Moreover, Postmus appears purposed to rely on a set of assertions that may prove highly problematic for him if he comes before a jury. Postmus was twice elected to the office of San Bernardino County supervisor and was at the end of his first term selected by his colleagues to serve as chairman of the board of supervisors. He was an elected member of the San Bernardino County Republican Central Committee who in that capacity was elevated to the role of chairman. He was elected county assessor. Yet, when questioned by the FBI in 2011, Postmus expressed confusion about the concept of bribery, failing to recognize a legal term, quid pro quo [Latin, meaning “this for that”] used by one of the agents in describing an exchange of money for a vote. Last year, on the witness stand during the Colonies lawsuit criminal trial, Postmus said, “I didn’t understand what an actual bribe was. I still don’t know if I fully understand.”

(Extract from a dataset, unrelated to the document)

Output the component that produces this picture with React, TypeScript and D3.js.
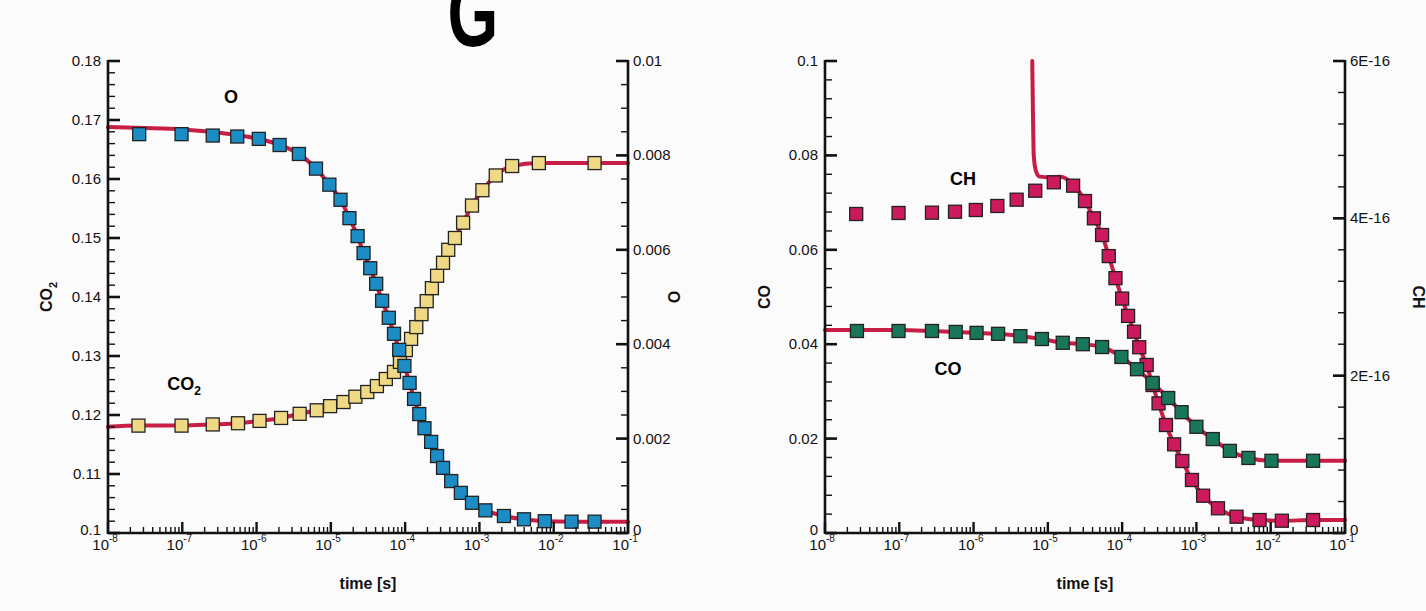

The motion filed on Postmus’ behalf by Lawrence does not treat the judge hearing the case against Postmus, Michael Smith, particularly kindly, suggesting that Smith wrongfully ignored indications of, and other issues pertaining to, Postmus’ drug use.
According to Lawrence, “Mr. Postmus recognizes that his actions have disappointed those in San Bernardino County who he once was elected to represent. This motion is not an attempt to minimize or escape the consequences of those actions, whatever his actions were and whatever those consequences may be. This motion merely demands that the San Bernardino County District Attorney’s office and its allies in this prosecution respect constitutional norms and follow the rules. The court should now permit Mr. Postmus to withdraw his guilty pleas, and to start over with a fair and constitutional process that respects Mr. Postmus’s rights.”
Despite objections from the prosecution team, which yet consists of personnel from both the California Attorney General’s Office and the San Bernardino County District Attorney’s Office, that the motion to withdraw Postmus’ plea is a delaying tactic and that he should be sentenced at once, Judge Smith held off on sentencing and gave the prosecution until November 2 to craft an answer to Lawrence’s motion.